The second snafu: he’s pleased that the Astrodome shuttered. Sure, it’s in reference to the endurance of The Orange Show, whose owner was against the odd, history-making sports stadium. Martin should still know you just don’t diss the Astrodome, though.
But on the other side, GQ gives Space City plenty of love, going way beyond comparing the city to a summer’s day. Which would feel like any day of the year in Houston, anyway.
“Maybe it’s the sense of defiance that ultimately defines Houston’s cool — the sense that a city where cool isn’t the primary commodity can afford to lie back and let the world come to it, whenever the world catches on,” the story reads.
Martin doesn’t try to pretend it was love at first sight. It’ s no secret that Houston wouldn’t fare so well in speed dating. We’ve got layers.

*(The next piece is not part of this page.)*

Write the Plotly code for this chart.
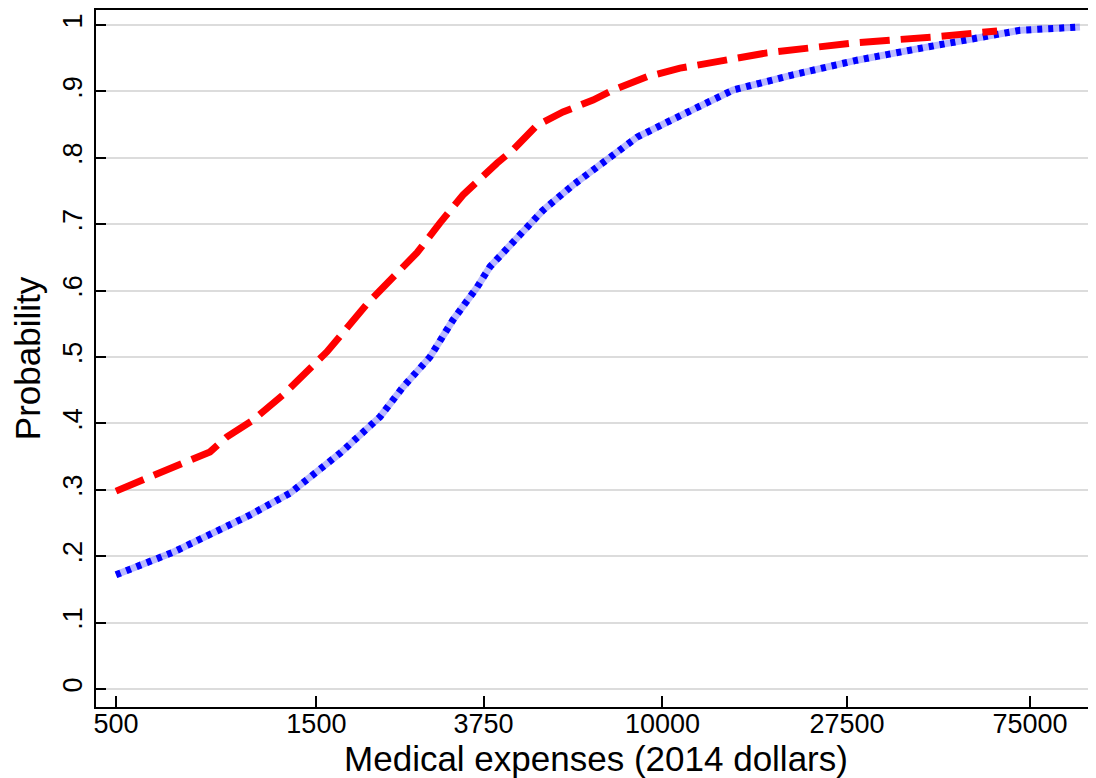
import plotly.graph_objects as go
import numpy as np

# Data
red_x = [500, 580, 672, 763, 837, 919, 1060, 1249, 1425, 1590, 1980, 2126, 2604, 2954,
         3351, 4038, 4408, 5027, 5798, 6835, 7627, 9190, 11011, 17740, 28450, 44100, 62650]
red_y = [0.298, 0.315, 0.33, 0.345, 0.357, 0.38, 0.405, 0.443, 0.48, 0.508, 0.58, 0.60,
         0.657, 0.702, 0.744, 0.792, 0.812, 0.849, 0.869, 0.887, 0.902, 0.922, 0.935,
         0.958, 0.973, 0.982, 0.991]

blue_x = [500, 684, 1042, 1298, 1707, 2126, 2413, 2796, 3173, 3619, 3886, 4656, 5195,
          6125, 7380, 8699, 10830, 14720, 20460, 29050, 40360, 56100, 71000, 98650]
blue_y = [0.172, 0.206, 0.262, 0.295, 0.355, 0.41, 0.455, 0.50, 0.556, 0.605, 0.636,
          0.691, 0.721, 0.759, 0.797, 0.831, 0.861, 0.902, 0.925, 0.947, 0.964, 0.98,
          0.992, 0.997]

x_ticks = [500, 1500, 3750, 10000, 27500, 75000]
x_tick_labels = ["500", "1500", "3750", "10000", "27500", "75000"]
y_ticks = [0, 0.1, 0.2, 0.3, 0.4, 0.5, 0.6, 0.7, 0.8, 0.9, 1.0]
y_tick_labels = ["0", ".1", ".2", ".3", ".4", ".5", ".6", ".7", ".8", ".9", "1"]

FONT = "Liberation Sans, Arial, sans-serif"

fig = go.Figure()
# blue: light underlay + dense dashes
fig.add_trace(go.Scatter(x=blue_x, y=blue_y, mode="lines",
                         line=dict(color="rgba(60,60,255,0.35)", width=7),
                         hoverinfo="skip", showlegend=False))
fig.add_trace(go.Scatter(x=blue_x, y=blue_y, mode="lines",
                         line=dict(color="#0000ff", width=7, dash="5px,6px"),
                         showlegend=False))
fig.add_trace(go.Scatter(x=red_x, y=red_y, mode="lines",
                         line=dict(color="#ff0000", width=7, dash="30px,11px"),
                         showlegend=False))

lo = np.log10(500) - 20 / 420
hi = np.log10(500) + 980 / 420

fig.update_layout(
    width=1088, height=770,
    margin=dict(l=88, r=0, t=2, b=71),
    paper_bgcolor="white", plot_bgcolor="white",
    font=dict(family=FONT, color="black"),
    xaxis=dict(
        type="log", range=[lo, hi], automargin=False,
        tickvals=x_ticks, ticktext=x_tick_labels,
        ticks="inside", ticklen=11, tickwidth=2, tickcolor="black",
        showline=True, linecolor="black", linewidth=2, mirror=True,
        showgrid=False, zeroline=False, ticklabelstandoff=-8,
        tickfont=dict(size=27, family=FONT),
        title=dict(text="Medical expenses (2014 dollars)", font=dict(size=35, family=FONT), standoff=0),
    ),
    yaxis=dict(
        range=[-18 / 664, 1 + 15 / 664], automargin=False,
        tickvals=y_ticks, ticktext=y_tick_labels,
        ticks="inside", ticklen=10, tickwidth=2, tickcolor="black",
        showline=True, linecolor="black", linewidth=2,
        showgrid=True, gridcolor="#dcdcdc", gridwidth=2, zeroline=False,
        tickangle=-90, ticklabelstandoff=1,
        tickfont=dict(size=27, family=FONT),
        title=dict(text="Probability", font=dict(size=35, family=FONT), standoff=8),
    ),
)

fig.write_html("out.html")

But once you get to know us, there’s a lot to love.
The GQ writer gives credit where credit is due. He’s clear that his infatuation caught up to Houston’s cool.

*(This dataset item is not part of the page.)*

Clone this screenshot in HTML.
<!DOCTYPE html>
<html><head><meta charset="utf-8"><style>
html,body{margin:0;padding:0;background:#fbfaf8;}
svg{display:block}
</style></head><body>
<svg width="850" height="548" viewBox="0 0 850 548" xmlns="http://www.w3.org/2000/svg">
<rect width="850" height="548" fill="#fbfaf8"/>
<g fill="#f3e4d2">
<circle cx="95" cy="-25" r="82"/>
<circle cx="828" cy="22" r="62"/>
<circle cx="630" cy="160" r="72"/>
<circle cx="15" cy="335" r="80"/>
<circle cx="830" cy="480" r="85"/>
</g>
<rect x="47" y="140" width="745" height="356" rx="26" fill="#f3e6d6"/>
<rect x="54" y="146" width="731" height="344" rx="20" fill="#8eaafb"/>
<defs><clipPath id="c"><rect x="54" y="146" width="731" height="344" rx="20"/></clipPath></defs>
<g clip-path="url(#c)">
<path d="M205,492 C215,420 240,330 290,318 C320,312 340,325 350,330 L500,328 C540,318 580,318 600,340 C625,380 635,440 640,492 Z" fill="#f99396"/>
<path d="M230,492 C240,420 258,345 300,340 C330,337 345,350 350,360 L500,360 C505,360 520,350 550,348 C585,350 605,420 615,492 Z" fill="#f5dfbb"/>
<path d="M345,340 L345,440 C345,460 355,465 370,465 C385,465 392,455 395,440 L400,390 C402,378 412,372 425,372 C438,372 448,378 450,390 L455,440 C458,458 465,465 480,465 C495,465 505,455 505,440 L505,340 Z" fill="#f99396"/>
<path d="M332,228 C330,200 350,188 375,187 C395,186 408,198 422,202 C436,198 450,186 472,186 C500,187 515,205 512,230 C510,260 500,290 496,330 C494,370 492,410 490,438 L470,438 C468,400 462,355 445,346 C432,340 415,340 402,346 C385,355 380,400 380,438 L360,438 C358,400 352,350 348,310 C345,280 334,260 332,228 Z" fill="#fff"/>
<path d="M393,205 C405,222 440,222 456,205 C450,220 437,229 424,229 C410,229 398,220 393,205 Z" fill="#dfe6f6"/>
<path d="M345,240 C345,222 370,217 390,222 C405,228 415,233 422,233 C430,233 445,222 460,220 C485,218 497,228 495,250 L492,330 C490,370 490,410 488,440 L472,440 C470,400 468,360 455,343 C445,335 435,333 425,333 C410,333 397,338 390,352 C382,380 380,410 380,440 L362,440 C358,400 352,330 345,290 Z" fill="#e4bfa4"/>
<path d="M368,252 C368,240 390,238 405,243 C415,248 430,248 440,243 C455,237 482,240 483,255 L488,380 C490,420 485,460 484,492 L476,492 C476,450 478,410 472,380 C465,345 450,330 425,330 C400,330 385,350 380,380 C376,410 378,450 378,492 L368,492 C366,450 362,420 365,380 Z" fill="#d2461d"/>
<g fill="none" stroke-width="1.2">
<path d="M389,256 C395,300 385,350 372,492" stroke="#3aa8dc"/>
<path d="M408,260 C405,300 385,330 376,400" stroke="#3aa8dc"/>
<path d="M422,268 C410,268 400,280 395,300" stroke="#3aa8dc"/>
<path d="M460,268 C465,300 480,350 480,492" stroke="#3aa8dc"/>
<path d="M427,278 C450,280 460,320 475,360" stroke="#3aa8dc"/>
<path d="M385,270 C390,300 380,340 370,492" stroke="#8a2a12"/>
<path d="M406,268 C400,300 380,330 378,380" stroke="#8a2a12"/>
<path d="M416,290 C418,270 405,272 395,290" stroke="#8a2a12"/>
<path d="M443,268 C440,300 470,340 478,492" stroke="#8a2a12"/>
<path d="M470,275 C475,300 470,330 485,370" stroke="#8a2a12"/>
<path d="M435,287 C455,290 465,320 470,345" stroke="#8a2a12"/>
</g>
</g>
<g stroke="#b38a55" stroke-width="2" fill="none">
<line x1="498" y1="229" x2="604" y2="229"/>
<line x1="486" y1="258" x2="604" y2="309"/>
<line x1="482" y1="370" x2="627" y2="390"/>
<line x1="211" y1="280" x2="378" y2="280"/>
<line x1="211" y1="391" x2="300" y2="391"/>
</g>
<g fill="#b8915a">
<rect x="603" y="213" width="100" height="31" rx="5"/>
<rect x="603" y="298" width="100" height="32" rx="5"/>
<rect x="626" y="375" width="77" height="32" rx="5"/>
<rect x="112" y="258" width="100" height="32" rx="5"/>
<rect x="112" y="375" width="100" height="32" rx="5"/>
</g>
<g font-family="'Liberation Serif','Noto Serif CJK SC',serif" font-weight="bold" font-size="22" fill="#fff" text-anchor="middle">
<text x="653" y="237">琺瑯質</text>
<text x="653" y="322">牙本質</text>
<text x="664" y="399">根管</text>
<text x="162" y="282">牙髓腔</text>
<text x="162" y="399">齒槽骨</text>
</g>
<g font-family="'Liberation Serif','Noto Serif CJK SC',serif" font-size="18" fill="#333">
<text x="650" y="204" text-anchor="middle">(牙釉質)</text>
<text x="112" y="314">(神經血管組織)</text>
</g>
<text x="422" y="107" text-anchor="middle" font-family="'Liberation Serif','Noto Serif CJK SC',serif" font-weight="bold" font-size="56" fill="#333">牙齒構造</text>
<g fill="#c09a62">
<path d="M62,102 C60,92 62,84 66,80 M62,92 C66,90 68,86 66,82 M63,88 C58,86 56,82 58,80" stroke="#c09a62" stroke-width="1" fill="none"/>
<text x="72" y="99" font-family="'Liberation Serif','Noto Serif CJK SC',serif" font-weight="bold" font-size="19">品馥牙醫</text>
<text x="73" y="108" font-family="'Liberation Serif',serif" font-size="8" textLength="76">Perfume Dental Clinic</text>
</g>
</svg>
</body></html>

“And Houston didn’t suddenly become cool just because outsiders started to take notice,” Martin writes at one point. Some hip historic signposts: Archie Bell & The Drells tightening up in the late 1960s, the bohemian boom of Montrose in the 1980s.
We all know the way to a man’s heart is his stomach. It’s no surprise that food plays a major role in Houston’s cool status.

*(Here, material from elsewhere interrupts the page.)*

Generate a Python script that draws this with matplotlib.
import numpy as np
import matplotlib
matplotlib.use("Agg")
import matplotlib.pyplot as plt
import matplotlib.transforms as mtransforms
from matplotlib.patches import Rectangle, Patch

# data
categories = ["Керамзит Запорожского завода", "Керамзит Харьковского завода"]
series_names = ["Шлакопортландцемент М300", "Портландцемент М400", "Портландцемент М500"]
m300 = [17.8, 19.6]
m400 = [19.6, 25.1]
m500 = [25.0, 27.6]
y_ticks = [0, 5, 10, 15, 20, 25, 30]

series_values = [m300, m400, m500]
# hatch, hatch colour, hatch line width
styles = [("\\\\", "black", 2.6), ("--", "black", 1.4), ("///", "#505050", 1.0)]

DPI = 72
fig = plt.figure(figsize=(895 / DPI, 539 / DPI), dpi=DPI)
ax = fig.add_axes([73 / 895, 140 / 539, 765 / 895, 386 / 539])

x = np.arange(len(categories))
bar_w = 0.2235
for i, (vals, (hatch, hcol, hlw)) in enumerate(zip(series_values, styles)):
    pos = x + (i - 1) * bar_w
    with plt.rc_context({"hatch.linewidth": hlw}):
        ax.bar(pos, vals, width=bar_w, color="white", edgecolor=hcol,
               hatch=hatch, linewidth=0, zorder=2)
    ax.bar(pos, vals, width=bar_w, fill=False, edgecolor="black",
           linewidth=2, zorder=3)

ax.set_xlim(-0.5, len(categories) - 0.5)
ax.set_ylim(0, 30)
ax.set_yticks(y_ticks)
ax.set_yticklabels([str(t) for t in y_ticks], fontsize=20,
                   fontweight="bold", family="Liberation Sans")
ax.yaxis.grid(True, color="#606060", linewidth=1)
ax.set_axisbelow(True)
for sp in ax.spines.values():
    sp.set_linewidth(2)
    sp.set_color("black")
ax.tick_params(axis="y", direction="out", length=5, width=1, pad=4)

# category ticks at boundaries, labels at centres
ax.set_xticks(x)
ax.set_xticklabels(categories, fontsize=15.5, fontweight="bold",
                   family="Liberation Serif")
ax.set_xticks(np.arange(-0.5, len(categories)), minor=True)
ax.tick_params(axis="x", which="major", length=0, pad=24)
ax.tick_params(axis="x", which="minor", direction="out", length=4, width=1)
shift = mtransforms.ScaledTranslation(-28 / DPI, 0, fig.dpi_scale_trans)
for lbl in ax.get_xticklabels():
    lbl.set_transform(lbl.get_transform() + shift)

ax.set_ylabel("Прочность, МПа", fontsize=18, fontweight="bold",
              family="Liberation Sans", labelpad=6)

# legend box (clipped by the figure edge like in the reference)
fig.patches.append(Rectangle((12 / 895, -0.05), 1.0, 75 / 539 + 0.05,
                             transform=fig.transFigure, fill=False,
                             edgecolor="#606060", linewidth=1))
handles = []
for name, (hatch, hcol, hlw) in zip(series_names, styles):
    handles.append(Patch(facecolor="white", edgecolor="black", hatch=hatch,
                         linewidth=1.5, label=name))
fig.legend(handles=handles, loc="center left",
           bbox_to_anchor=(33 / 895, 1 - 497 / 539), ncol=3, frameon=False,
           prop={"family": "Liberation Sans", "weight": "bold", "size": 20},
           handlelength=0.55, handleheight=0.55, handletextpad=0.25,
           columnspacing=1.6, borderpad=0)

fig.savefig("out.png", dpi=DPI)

“We’ve been hearing the buzz for a few years now: Houston may, sneakily, be America’s best food city,” Martin writes. GQ’s endorsed that belief itself, with Xochi and Theodore Rex cropping up on Martin’s list of America’s Best New Restaurants this year.
With culinary credentials in mind, Martin turned to a serious gourmand for a guide. Chris Shepherd acts as kind of a one-man Montrose microcosm in the story. His Westheimer “empire,” his ever-experimental dishes, his ravenous curiosity about all cultures, his penchant for Nigerian grocery store DD Vantage.
Martin and Shepherd take a tasty trip to Saigon Pagolac for Vietnamese crispy pancakes, then to Mike’s Seafood for Vietnamese crawfish.
But it’s the conversation, more than anything, that gives Martin a true taste of Houston. And so he carries one on with Bun B at the hip hop star’s go-to barbershop, discussing gentrification and the evolution of Houston’s rap scene. He chats underground barbecue with the mysterious owner of Bookity Bookity Boudain Man.
Houston’s the land of energy, GQ declares, whether you’re talking oil and gas or the nation’s fourth largest city’s sparking diversity, its kinetic, no-holds-barred “independent frontier wildness.” Martin loves us heart and soul. He calls it our “Gulf Coast Soul.”
The idea of the frontier courses through the article. To Martin, “There’s no zoning here” epitomizes identity, or “the theoretical ability for anyone to build anything anywhere.”
And that takes him to Axelrad, the eccentric, highly interactive beer garden with swaying multi-colored hammocks to one side, a technicolor-lit tree in the middle, a brick-oven pizza shop toward the back, next to a stage where all manner of acts act up in front of projected oldies or whatever you can think of.
That’s where you find Houston hipsters, but Martin would never confuse them for the Austin ilk. The writer finds the comparison between Austin and Houston “unseemly” for the disparity in diversity and discrepancy in size.
He never once comes out and says Austin is try-hard. But we Houstonians can read between the lines, and we know the difference.
One Houstonian put it best. “Houston is cool because Houston doesn’t give a f*** about being cool.”